Aufgrund ihrer Evolution als Beutetiere haben Pferde gelernt, feinste Signale wahrzunehmen. So wie es in der Evolution wichtig war, ein hungriges Raubtier von einem satten zu unterscheiden, können Pferde auch uns Menschen mit allen unseren Gefühlsregungen „lesen“. Und wenn wir uns davor fürchten, dass das Pferd sich gleich erschrecken könnte, weil jemand einen Schirm öffnen könnte, zeigt sich das unbewusst in unserem Körper und unserer Körpersprache und auch die Pferde spüren die Gefahr. Diese Sensibilität der Pferde für unsere Gefühlsregungen machen wir uns in den Workshops und Coachings zu Nutze. Denn viele unserer inneren Prozesse laufen nicht bewusst ab, aber drücken sich in unserem Körper und unserer Körpersprache aus. Pferde können hier als „Übersetzer“ dienen.

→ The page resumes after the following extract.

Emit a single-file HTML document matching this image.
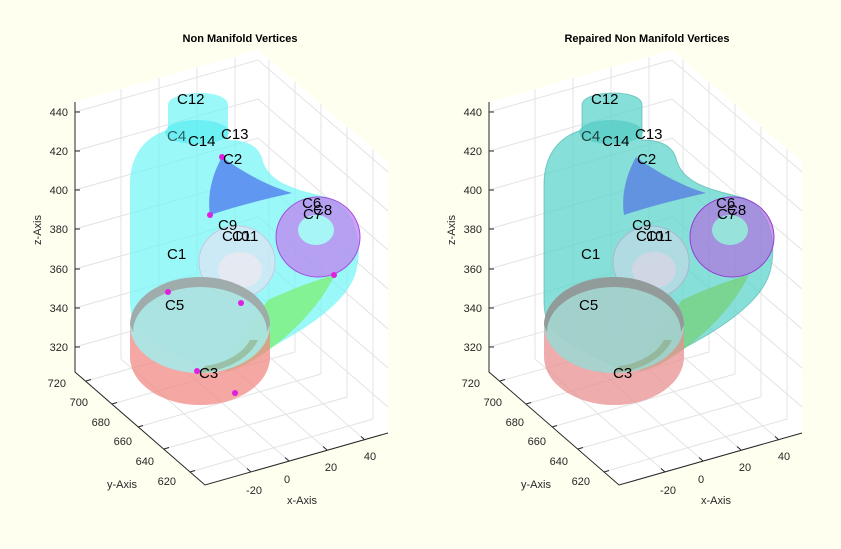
<!DOCTYPE html>
<html><head><meta charset="utf-8"><style>
body{margin:0;background:#fffff0;}
svg{display:block;font-family:"Liberation Sans",sans-serif;}
.t{font-size:11px;fill:#262626;}
.lab{font-size:15px;fill:#000;}
</style></head><body>
<svg width="841" height="549" viewBox="0 0 841 549">
<defs>
<g id="axes">
<polygon points="75,102 258,50 388,162 388,433 205,485 75,372" fill="#fff"/>
<g stroke="#e3e3e3" stroke-width="1" fill="none">
<path d="M75,112 L258,60 L388,172 M75,151 L258,99 L388,211 M75,190 L258,138 L388,250 M75,229 L258,177 L388,289 M75,269 L258,217 L388,329 M75,308 L258,256 L388,368 M75,347 L258,295 L388,407"/>
<path d="M121,89 L121,359 M159,78 L159,348 M197,67 L197,337 M235,57 L235,327"/>
<path d="M269,60 L269,330 M295,82 L295,352 M321,104 L321,374 M347,127 L347,397 M373,149 L373,419"/>
<path d="M251,472 L121,359 M289,461 L159,348 M327,450 L197,337 M365,440 L235,327"/>
<path d="M86,381 L269,330 M112,404 L295,352 M138,427 L321,374 M164,449 L347,397 M190,472 L373,419"/>
</g>
<g stroke="#262626" stroke-width="1" fill="none">
<path d="M75,102 L75,372 L205,485 L388,433"/>
<path d="M75,112h5M75,151h5M75,190h5M75,229h5M75,269h5M75,308h5M75,347h5"/>
<path d="M86,381l5,-1.5M112,404l5,-1.5M138,427l5,-1.5M164,449l5,-1.5M190,472l5,-1.5"/>
<path d="M251,472l-4,-3.5M289,461l-4,-3.5M327,450l-4,-3.5M365,440l-4,-3.5"/>
</g>
<g class="t" text-anchor="end">
<text x="68" y="116">440</text><text x="68" y="155">420</text><text x="68" y="194">400</text><text x="68" y="233">380</text><text x="68" y="273">360</text><text x="68" y="312">340</text><text x="68" y="351">320</text>
<text x="66" y="387">720</text><text x="88" y="406">700</text><text x="110" y="426">680</text><text x="132" y="445">660</text><text x="154" y="465">640</text><text x="176" y="485">620</text>
</g>
<g class="t" text-anchor="middle">
<text x="254" y="494">-20</text><text x="287" y="483">0</text><text x="331" y="471">20</text><text x="370" y="460">40</text>
<text x="122" y="488">y-Axis</text><text x="302" y="504">x-Axis</text>
<text transform="translate(41,230) rotate(-90)">z-Axis</text>
</g>
</g>
</defs>

<use href="#axes"/>
<use href="#axes" x="414"/>

<text x="240" y="42" text-anchor="middle" style="font-size:11px;font-weight:bold">Non Manifold Vertices</text>
<text x="647" y="42" text-anchor="middle" style="font-size:11px;font-weight:bold">Repaired Non Manifold Vertices</text>

<!-- LEFT PLOT shapes -->
<g>
<path d="M130,185 C130,150 150,135 168,130 L168,105 C168,90 228,88 228,105 L228,140 C245,140 258,145 262,158 C268,185 300,190 330,198 C362,212 362,255 355,275 C345,305 300,333 262,352 C240,362 220,372 210,372 L150,340 C135,330 130,320 130,300 Z" fill="#6ff5f7" fill-opacity="0.7"/>
<ellipse cx="197" cy="132" rx="32" ry="12" fill="#3ee8ee" fill-opacity="0.5"/>
<path d="M222,157 C212,175 207,195 210,215 C240,205 270,198 292,193 C265,185 240,170 222,157 Z" fill="#5a8cf0" fill-opacity="0.9"/>
<path d="M335,275 C320,305 290,340 245,365 L225,372 C235,340 260,312 268,300 C290,290 315,280 335,275 Z" fill="#7df07a" fill-opacity="0.8"/>
<ellipse cx="237" cy="262" rx="38" ry="36" fill="#e6e2f2" fill-opacity="0.65" stroke="#c8c8e0"/>
<ellipse cx="240" cy="270" rx="22" ry="18" fill="#f0e8f0" fill-opacity="0.7"/>
<ellipse cx="318" cy="237" rx="42" ry="40" fill="#c07af0" fill-opacity="0.7" stroke="#a050e0"/>
<ellipse cx="316" cy="230" rx="18" ry="15" fill="#a8f5f5"/>
<path d="M130,355 L130,325 A70,48 0 0 1 270,325 L270,357 A70,48 0 0 1 130,357 Z" fill="#f28a86" fill-opacity="0.75"/>
<ellipse cx="200" cy="325" rx="70" ry="48" fill="#9ef3f0" fill-opacity="0.8"/>
<path d="M130,325 A70,48 0 0 1 270,325 L267,332 A67,45 0 0 0 133,332 Z" fill="#9a9494" fill-opacity="0.7"/>
<path d="M258,340 A70,48 0 0 1 200,373 L205,366 A60,40 0 0 0 250,340 Z" fill="#8aa070" fill-opacity="0.5"/>
<g fill="#e020e0">
<circle cx="222" cy="157" r="3"/><circle cx="210" cy="215" r="3"/><circle cx="334" cy="275" r="3"/><circle cx="241" cy="303" r="3"/><circle cx="168" cy="292" r="3"/><circle cx="197" cy="371" r="3"/><circle cx="235" cy="393" r="3"/>
</g>
<g class="lab">
<text x="177" y="104">C12</text><text x="167" y="141" fill-opacity="0.6">C4</text><text x="188" y="146">C14</text><text x="221" y="139">C13</text><text x="223" y="164">C2</text>
<text x="302" y="208">C6</text><text x="313" y="215">C8</text><text x="303" y="219">C7</text>
<text x="218" y="230">C9</text><text x="222" y="241">C10</text><text x="232" y="241">C11</text>
<text x="167" y="259">C1</text><text x="165" y="310">C5</text><text x="199" y="378">C3</text>
</g>
</g>

<!-- RIGHT PLOT shapes -->
<g transform="translate(414,0)">
<path d="M130,185 C130,150 150,135 168,130 L168,105 C168,90 228,88 228,105 L228,140 C245,140 258,145 262,158 C268,185 300,190 330,198 C362,212 362,255 355,275 C345,305 300,333 262,352 C240,362 220,372 210,372 L150,340 C135,330 130,320 130,300 Z" fill="#5fd4cc" fill-opacity="0.75" stroke="#4bb0a8" stroke-opacity="0.6"/>
<ellipse cx="197" cy="132" rx="32" ry="12" fill="#49c8c0" fill-opacity="0.6"/>
<path d="M222,157 C212,175 207,195 210,215 C240,205 270,198 292,193 C265,185 240,170 222,157 Z" fill="#5a86e0" fill-opacity="0.85"/>
<path d="M335,275 C320,305 290,340 245,365 L225,372 C235,340 260,312 268,300 C290,290 315,280 335,275 Z" fill="#76d07a" fill-opacity="0.75"/>
<ellipse cx="237" cy="262" rx="38" ry="36" fill="#c8d8e6" fill-opacity="0.65" stroke="#a8b8d0"/>
<ellipse cx="240" cy="270" rx="22" ry="18" fill="#dcd6e6" fill-opacity="0.7"/>
<ellipse cx="318" cy="237" rx="42" ry="40" fill="#b070e0" fill-opacity="0.7" stroke="#9040d0"/>
<ellipse cx="316" cy="230" rx="18" ry="15" fill="#98e2dc"/>
<path d="M130,355 L130,325 A70,48 0 0 1 270,325 L270,357 A70,48 0 0 1 130,357 Z" fill="#e89090" fill-opacity="0.75"/>
<ellipse cx="200" cy="325" rx="70" ry="48" fill="#96dcd6" fill-opacity="0.8"/>
<path d="M130,325 A70,48 0 0 1 270,325 L267,332 A67,45 0 0 0 133,332 Z" fill="#8a8484" fill-opacity="0.7"/>
<path d="M258,340 A70,48 0 0 1 200,373 L205,366 A60,40 0 0 0 250,340 Z" fill="#8aa070" fill-opacity="0.5"/>
<g class="lab">
<text x="177" y="104">C12</text><text x="167" y="141" fill-opacity="0.7">C4</text><text x="188" y="146">C14</text><text x="221" y="139">C13</text><text x="223" y="164">C2</text>
<text x="302" y="208">C6</text><text x="313" y="215">C8</text><text x="303" y="219">C7</text>
<text x="218" y="230">C9</text><text x="222" y="241">C10</text><text x="232" y="241">C11</text>
<text x="167" y="259">C1</text><text x="165" y="310">C5</text><text x="199" y="378">C3</text>
</g>
</g>
</svg>
</body></html>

Pferde blicken hinter unsere Fassaden
Aber Pferde können noch mehr unserer unbewussten Anteile ans Tageslicht fördern. Während wir als kleine Kinder noch im Einklang mit uns und authentisch leben, verlernen wir das auf dem Weg in unser Erwachsensein zunehmend. Durch Eltern, Lehrer und Freunde haben wir gelernt, dass man sich an gewisse Regieanweisungen zu halten hat, wenn man geliebt und anerkannt werden möchte. So kommt es, das wir uns nach und nach von vielem an uns selbst distanzieren, was nicht den gesellschaftlichen Normen oder unserem eigenen Ich-Ideal entspricht. Und so kommt es bei vielen von uns dann letztendlich dazu, dass wir zunehmend hinter Fassaden leben und in Rollen aufgehen und unsere eigenen Bedürfnisse gar nicht mehr kennen: die Selbstlose, die sich für alle aufopfert, der Coole, der immer alles im Griff hat oder das nette Mädchen oder der nette Kerl, der niemals aneckt. Hinter all diesen Masken verlieren wir mit der Zeit den Menschen aus den Augen, der wir wirklich sind.
Pferde können uns dabei helfen, uns wieder mit unserem authentischen Kern zu verbinden. Denn Pferden können wir nichts vormachen. Pferde schauen hinter die Fassade. Solange wir unsere Rollen spielen und nicht authentisch agieren, sind Pferde nicht bereit, eine wirkliche Verbindung mit uns einzugehen. Diese Sensibilität der Pferde für wahrhaft authentische Prozesse machen wir uns in den Workshops und Coachings zu Nutze. Erst wenn wir unsere Rollen ablegen und uns auf uns selbst besinnen, auf das, was wir wirklich sind, erleben wir echte Beziehungen.
Pferde sind ideale Co-Trainer
Während andere Menschen schon nach kurzem Kontakt mit uns ihre (Vor-) Urteile treffen, reagieren Pferde immer nur auf die aktuelle Situation. Da Pferde nicht werten und nicht urteilen, geben sie uns immer ein korrektes und authentisches Feedback zu unserem Verhalten. Und so haben wir die Chance, mit ihnen zu lernen.